- It’s difficult to ensure that all components of a supercomputer operate efficiently
- XDMoD tool measures quality of service, system, and user job performance
- Future improvements will also track cloud-based metrics
As the name implies, supercomputers are pretty special machines. Researchers from every field seek out their high-performance capabilities, but time spent using such a device is expensive. As recently as 2015, it took the same amount of energy to run Tianhe-2, the world’s second-fastest supercomputer, for a year as it did to power a 13,501 person town in Mississippi.
And that’s not to mention the initial costs associated with purchase, as well as salaries for staff to help run and support the machine. Supercomputers are kept incredibly busy by their users, often oversubscribed, with thousands of jobs in the queue waiting for others to finish.
With computing time so valuable, managers of supercomputing centers are always looking for ways to improve performance and speed throughput for users. This is where Tom Furlani and his team at the University at Buffalo’s Center for Computational Research, come in.

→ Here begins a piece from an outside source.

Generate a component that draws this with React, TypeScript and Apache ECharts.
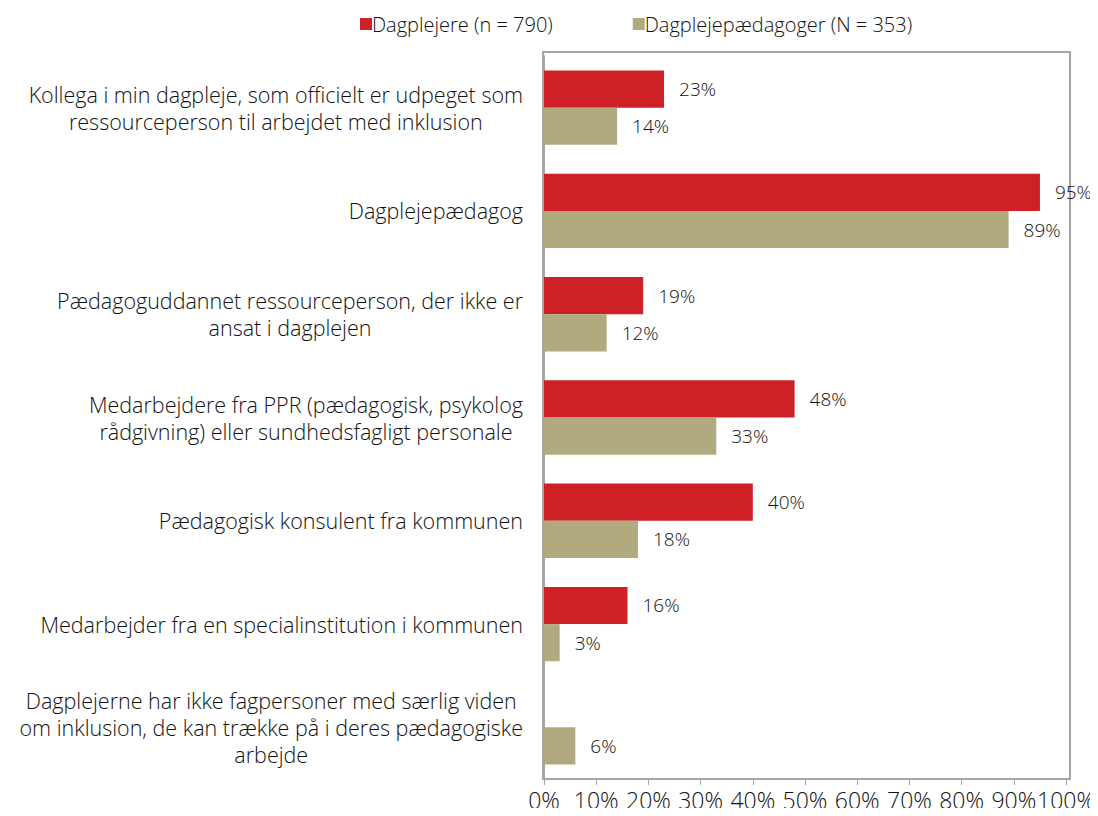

Thanks to a grant from the National Science Foundation (NSF) in 2010, Furlani and his colleagues have developed the XD Metrics on Demand (XDMoD) tool, to help organizations improve production on their supercomputers and better understand how they are being used to enable science and engineering.
"XDMoD is an incredibly useful tool that allows us not only to monitor and report on the resources we allocate, but also provides new insight into the behaviors of our researcher community," says John Towns, PI and Project Director for the Extreme Science and Engineering Discovery Environment (XSEDE).
Canary in the coal mine
Modern supercomputers are complex combinations of compute servers, high speed networks, and high performance storage systems. Each of these areas is a potential point of under performance or even outright failure. Add system software and the complexity only increases.
With so much that can go wrong, a tool that can identify problems or poor performance as well as monitor overall usage is vital. XDMoD aims to fulfill that role by performing three functions:
1. Job accounting – XDMoD provides metrics about utilization, including who is using the system and how much, what types of jobs are running, plus length of wait times, and more.
2. Quality of service – The complex mechanisms behind HPC often mean that managers and support personnel don’t always know if everything is working correctly—or they lack the means to ensure that it is. All too often this results in users serving as “canaries in the coal mine” who identify and alert admins only after they’ve discovered an issue.
To solve this, XDMoD launches application kernels daily that provide baseline performances for the cluster in question. If these kernels show that something that should take 30 seconds is now taking 120, support personnel know they need to investigate. XDMoD’s monitoring of the Meltdown and Spectre patches is a perfect example—the application kernels allowed system personnel to quantify the effects of the patches put in place to mitigate the chip vulnerabilities.
3. Job-level performance – Much like job accounting, job-level performance zeroes in on usage metrics. However, this task focuses more on how well users' codes are performing. XDMoD can measure the performance of every single job, helping users to improve the efficiency of their job or even figure out why it failed.
Furlani also expects that XDMoD will soon include a module to help quantify the return on investment (ROI) for these expensive systems, by tying external funding of the supercomputer’s users to their external research funding.
Thanks to its open-source code, XDMoD’s reach extends to commercial, governmental, and academic supercomputing centers worldwide, including England, Spain, Belgium, Germany, and many others.
Future features
In 2015, the NSF awarded the University at Buffalo a follow-on grant to continue work on XDMoD. Among other improvements, the project will include cloud computing metrics. Cloud use is growing all the time, and jobs performed there are much different in terms of metrics.
For the average HPC job, Furlani explains that the process starts with a researcher requesting resources, such as how many processors and how much memory they need. But in the cloud, a virtual machine may stop running and then start again. What’s more, a cloud-based supercomputer can increase and decrease cores and memory. This makes tracking performance more challenging.
“Cloud computing has a beginning, but it doesn’t necessarily have a specific end,” Furlani says. “We have to restructure XDMoD’s entire backend data warehouse to accommodate that.”
Regardless of where XDMoD goes next, tools like this will continue to shape and redefine what supercomputers can accomplish.